Week of trails
by Jolyn Low
Monday – it’s over.
This was my first and probably my last scholarship assessment for an organization. I doubt that I’ll be called up again. I’m bracing myself for the rejection email that’ll probably reach me twice as fast if it ever arrives at all. It was an activities based assessment – being randomly grouped and tasked to complete a discussion. Looking back, it was alright. I didn’t have any difficulties interacting (oh, the horror) but I did mess up big time. There was a q&a after the presentation and I was totally silent. I knew that I should speak up and at least give some input but I had nothing useful to say at all because I just didn’t really know what to say…it wasn’t one of the issues that I really cared about. I find myself more passionate about alternative housing and more freedom…a more diverse and free market where there is a place for everyone. Seems as though family is the only place in this society.
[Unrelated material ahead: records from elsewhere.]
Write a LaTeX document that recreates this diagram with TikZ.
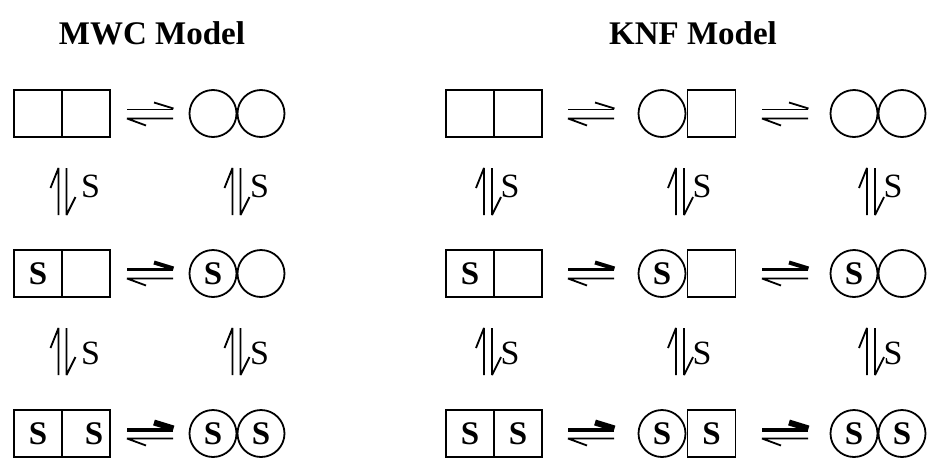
\documentclass[tikz,border=0pt]{standalone}
\usepackage{fontspec}
\setmainfont{Liberation Serif}
\newcommand\hharp[5]{%
  \draw[line width=#4] (#1,#3-4) -- (#2,#3-4);
  \draw[line width=#5,line cap=butt] (#2+0.5,#3-5) -- (#2-19,#3-11);
  \draw[harp] (#2,#3+5) -- (#1,#3+5) -- (#1+19,#3+12);
}
\newcommand\vharp[2]{%
  \draw[harp] (#1-4,#2+23.5) -- (#1-4,#2-23.5) -- (#1-12,#2-3.5);
  \draw[harp] (#1+4,#2-23.5) -- (#1+4,#2+23.5) -- (#1+13,#2+5.5);
}
\begin{document}
\begin{tikzpicture}[x=1pt,y=-1pt,
  harp/.style={line width=1.8pt,line join=bevel},
  cell/.style={draw,line width=1.8pt,minimum width=48pt,minimum height=47pt,inner sep=0pt,font=\bfseries\fontsize{33}{33}\selectfont},
  ball/.style={draw,circle,line width=1.8pt,minimum size=47pt,inner sep=0pt,font=\bfseries\fontsize{33}{33}\selectfont},
  bold/.style={inner sep=0pt,font=\bfseries\fontsize{33}{33}\selectfont},
  title/.style={anchor=base,inner sep=0pt,font=\bfseries\fontsize{33}{33}\selectfont},
  lab/.style={inner sep=0pt,font=\fontsize{34}{34}\selectfont}]
\useasboundingbox (0,0) rectangle (930,461);
% titles
\node[title] (t1) at (152,44) {MWC Model};
\node[title] (t2) at (693,44) {KNF Model};
% ---- MWC ----
\node[cell] (m1a) at (38,113.5) {};
\node[cell] (m1b) at (86,113.5) {};
\node[ball] (m1c) at (213,113.5) {};
\node[ball] (m1d) at (261,113.5) {};
\node[cell] (m2a) at (38,273.5) {S};
\node[cell] (m2b) at (86,273.5) {};
\node[ball] (m2c) at (213,273.5) {S};
\node[ball] (m2d) at (261,273.5) {};
\node[cell] (m3a) at (38,433.5) {S};
\node[cell] (m3b) at (86,433.5) {};
\node[bold] (m3s) at (94,433.5) {S};
\node[ball] (m3c) at (213,433.5) {S};
\node[ball] (m3d) at (261,433.5) {S};
\hharp{127}{173}{113.5}{1.8pt}{1.8pt}
\hharp{127}{173}{273.5}{3pt}{4pt}
\hharp{127}{173}{433.5}{4pt}{6pt}
\vharp{62.5}{191.5}
\vharp{236.5}{191.5}
\vharp{62.5}{351.5}
\vharp{236.5}{351.5}
\node[lab] (ms1) at (90.5,186) {S};
\node[lab] (ms2) at (259.5,186) {S};
\node[lab] (ms3) at (90.5,353.5) {S};
\node[lab] (ms4) at (259.5,353.5) {S};
% ---- KNF ----
\node[cell] (k1a) at (470,113.5) {};
\node[cell] (k1b) at (518,113.5) {};
\node[ball] (k1c) at (662,113.5) {};
\node[cell] (k1d) at (711.5,113.5) {};
\node[ball] (k1e) at (854,113.5) {};
\node[ball] (k1f) at (902,113.5) {};
\node[cell] (k2a) at (470,273.5) {S};
\node[cell] (k2b) at (518,273.5) {};
\node[ball] (k2c) at (662,273.5) {S};
\node[cell] (k2d) at (711.5,273.5) {};
\node[ball] (k2e) at (854,273.5) {S};
\node[ball] (k2f) at (902,273.5) {};
\node[cell] (k3a) at (470,433.5) {S};
\node[cell] (k3b) at (518,433.5) {S};
\node[ball] (k3c) at (662,433.5) {S};
\node[cell] (k3d) at (711.5,433.5) {S};
\node[ball] (k3e) at (854,433.5) {S};
\node[ball] (k3f) at (902,433.5) {S};
\hharp{568}{614}{113.5}{1.8pt}{1.8pt}
\hharp{762}{808}{113.5}{1.8pt}{1.8pt}
\hharp{568}{614}{273.5}{3pt}{4pt}
\hharp{762}{808}{273.5}{3pt}{4pt}
\hharp{568}{614}{433.5}{4pt}{6pt}
\hharp{762}{808}{433.5}{4pt}{6pt}
\vharp{488}{191.5}
\vharp{680}{191.5}
\vharp{871}{191.5}
\vharp{488}{351.5}
\vharp{680}{351.5}
\vharp{871}{351.5}
\node[lab] (ks1) at (510,186) {S};
\node[lab] (ks2) at (702,186) {S};
\node[lab] (ks3) at (893,186) {S};
\node[lab] (ks4) at (510,353.5) {S};
\node[lab] (ks5) at (702,353.5) {S};
\node[lab] (ks6) at (893,353.5) {S};
\end{tikzpicture}
\end{document}
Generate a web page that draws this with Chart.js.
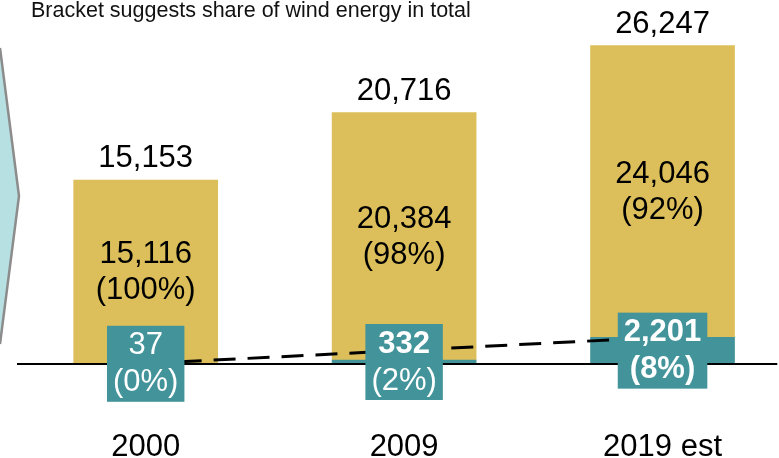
<!DOCTYPE html>
<html>
<head>
<meta charset="utf-8">
<script src="https://cdn.jsdelivr.net/npm/chart.js@4"></script>
<style>
  body { margin: 0; background: #fff; }
  canvas { display: block; }
</style>
</head>
<body>
<canvas id="windChart" width="779" height="458"></canvas>
<script>
// data
const years = ['2000', '2009', '2019 est']
const windValues = [37, 332, 2201]
const otherValues = [15116, 20384, 24046]
const totals = windValues.map((w, i) => w + otherValues[i])
const titleText = 'Bracket suggests share of wind energy in total'

const GOLD = '#dcbf5a'
const TEAL = '#42949a'
const FONT = '"Liberation Sans", Arial, sans-serif'
const SIZE = 31
// which wind label lines are bold (number, percent)
const windBold = [[false, false], [true, false], [true, true]]

const fmt = v => v.toLocaleString('en-US')
const pct = (v, i) => '(' + Math.round(v / totals[i] * 100) + '%)'

const decor = {
    id: 'decor',
    beforeDraw(chart) {
        const ctx = chart.ctx
        ctx.save()
        // chevron on the left
        ctx.beginPath()
        ctx.moveTo(-10, 48)
        ctx.lineTo(0, 48)
        ctx.lineTo(19, 196)
        ctx.lineTo(0, 344)
        ctx.lineTo(-10, 344)
        ctx.closePath()
        ctx.fillStyle = '#b7e0e3'
        ctx.fill()
        ctx.beginPath()
        ctx.moveTo(0, 48)
        ctx.lineTo(19, 196)
        ctx.lineTo(0, 344)
        ctx.strokeStyle = '#8c8c8c'
        ctx.lineWidth = 2.5
        ctx.stroke()
        // title
        ctx.fillStyle = '#111'
        ctx.font = '21.5px ' + FONT
        ctx.textBaseline = 'alphabetic'
        ctx.textAlign = 'left'
        ctx.fillText(titleText, 31, 17)
        ctx.restore()
    },
    afterDatasetsDraw(chart) {
        const ctx = chart.ctx
        const area = chart.chartArea
        const y0 = chart.scales.y.getPixelForValue(0)
        const windMeta = chart.getDatasetMeta(1)
        const otherMeta = chart.getDatasetMeta(2)
        ctx.save()
        // baseline
        ctx.beginPath()
        ctx.moveTo(area.left, y0)
        ctx.lineTo(area.right, y0)
        ctx.strokeStyle = '#000'
        ctx.lineWidth = 2
        ctx.stroke()

        ctx.textAlign = 'center'
        otherMeta.data.forEach((bar, i) => {
            const cx = bar.x
            // total above bar
            ctx.fillStyle = '#000'
            ctx.font = SIZE + 'px ' + FONT
            ctx.textBaseline = 'alphabetic'
            ctx.fillText(fmt(totals[i]), cx, bar.y - 13)
            // other energy inside gold part
            ctx.textBaseline = 'middle'
            const c = (bar.y + bar.base) / 2
            ctx.fillText(fmt(otherValues[i]), cx, c - 17)
            ctx.fillText(pct(otherValues[i], i), cx, c + 19)
        })
        ctx.textBaseline = 'middle'
        windMeta.data.forEach((bar, i) => {
            const cx = bar.x
            const c = (bar.y + bar.base) / 2
            const l1 = fmt(windValues[i])
            const l2 = pct(windValues[i], i)
            const f1 = (windBold[i][0] ? 'bold ' : '') + SIZE + 'px ' + FONT
            const f2 = (windBold[i][1] ? 'bold ' : '') + SIZE + 'px ' + FONT
            ctx.font = f1
            let w = ctx.measureText(l1).width
            ctx.font = f2
            w = Math.max(w, ctx.measureText(l2).width)
            const bw = w + 12
            const bh = 76
            ctx.fillStyle = TEAL
            ctx.fillRect(cx - bw / 2, c - bh / 2, bw, bh)
            ctx.fillStyle = '#fff'
            ctx.font = f1
            ctx.fillText(l1, cx, c - 18)
            ctx.font = f2
            ctx.fillText(l2, cx, c + 19)
        })
        ctx.restore()
    }
}

new Chart(document.getElementById('windChart'), {
    type: 'bar',
    data: {
        datasets: [{
            type: 'line',
            label: 'trend',
            data: [{ x: 0, y: windValues[0] }, { x: 2, y: windValues[2] }],
            stack: 'trend',
            borderColor: '#000',
            borderWidth: 3,
            borderDash: [22, 12],
            pointRadius: 0,
            fill: false,
            order: 0
        }, {
            label: 'Wind',
            data: windValues.map((v, i) => ({ x: i, y: v })),
            backgroundColor: TEAL,
            stack: 'energy',
            barThickness: 144,
            order: 1
        }, {
            label: 'Other',
            data: otherValues.map((v, i) => ({ x: i, y: v })),
            backgroundColor: GOLD,
            stack: 'energy',
            barThickness: 144,
            order: 1
        }]
    },
    options: {
        responsive: false,
        animation: false,
        layout: { padding: { left: 17, top: 0, right: 0, bottom: 0 } },
        plugins: {
            legend: { display: false },
            tooltip: { enabled: false }
        },
        scales: {
            x: {
                type: 'linear',
                stacked: true,
                offset: false,
                min: -0.498,
                max: 2.444,
                grid: { display: false },
                border: { display: false },
                afterBuildTicks: s => { s.ticks = years.map((_, i) => ({ value: i })) },
                afterFit: s => { s.height = 94 },
                ticks: {
                    padding: 57,
                    color: '#000',
                    font: { family: FONT, size: SIZE },
                    callback: v => years[v]
                }
            },
            y: {
                display: false,
                stacked: true,
                min: 0,
                max: 30000
            }
        }
    },
    plugins: [decor]
})
</script>
</body>
</html>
I still find myself harbouring very different perspectives and thoughts. Having “novel” ideas. I don’t know but I just feel like I didn’t fit in because I wasn’t interested in the same things/in that particular debate. Like a circle when everyone else seems to be easily fitting into squares.
It makes me feel so horrid inside but I can’t change this. At least I’ve tried my best. There will always be another way.
Now all I want to do is to curl up into a ball in my dark corner and hide from the world. Too much damn interaction and socialising for the day, no thank you. Isolation fits me like a glove but hiding would mean death in this society.